Unresolved cross-references and missing graphics

Jeremy H. Griffith jeremy at omsys.com
Mon Dec 19 17:47:59 PST 2005


On Mon, 19 Dec 2005 16:53:43 -0700, "Linda G. Gallagher" 
<lindag at techcomplus.com> wrote:

>This is what I call "phantom unresolved cross references," a phenomenon that
>I believe started with version 6. I've been able to get rid of these
>phantoms by opening the file that is reported as having one or more
>unresolved xrefs, saving the file as .mif, opening the .mif file, and saving
>it back as .fm (overwriting the old file).

We've made that process a *lot* easier with the latest Mif2Go
upgrade, 44.  We added an item to the File menu, "Wash via MIF",
which does just what you want... without disturbing any other
MIF file you might have present.  It will also "wash" a whole
book in one shot, including the .book file itself.  And it's
really fast, a few seconds tops for most files.

It works fine from the demo version of Mif2Go, and we approve 
of commercial use of this feature with the demo, so it costs 
nothing to add it to your toolkit.  Download and install the 
(unlimited) demo from:
  http://www.omsys.com/dcl/download.htm

We're going to add more free goodies like this (and runfm.exe)
regularly.  It's not just for the season.  ;-)

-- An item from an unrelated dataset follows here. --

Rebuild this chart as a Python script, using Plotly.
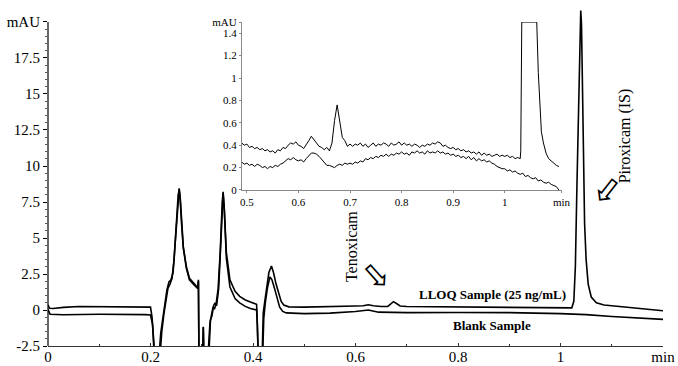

>In some circumstances, which I've admittedly not delved into deeply, this
>happen regularly. I think that conditions have something to do with it.

IIRC, when Frame checks cross-references, it checks them all,
including those in hidden conditional text.  But if the xref
source is hidden, it reports the xref as unresolved.  It's 
best to use Show All when checking (or rechecking) xrefs.


-- Jeremy H. Griffith, at Omni Systems Inc.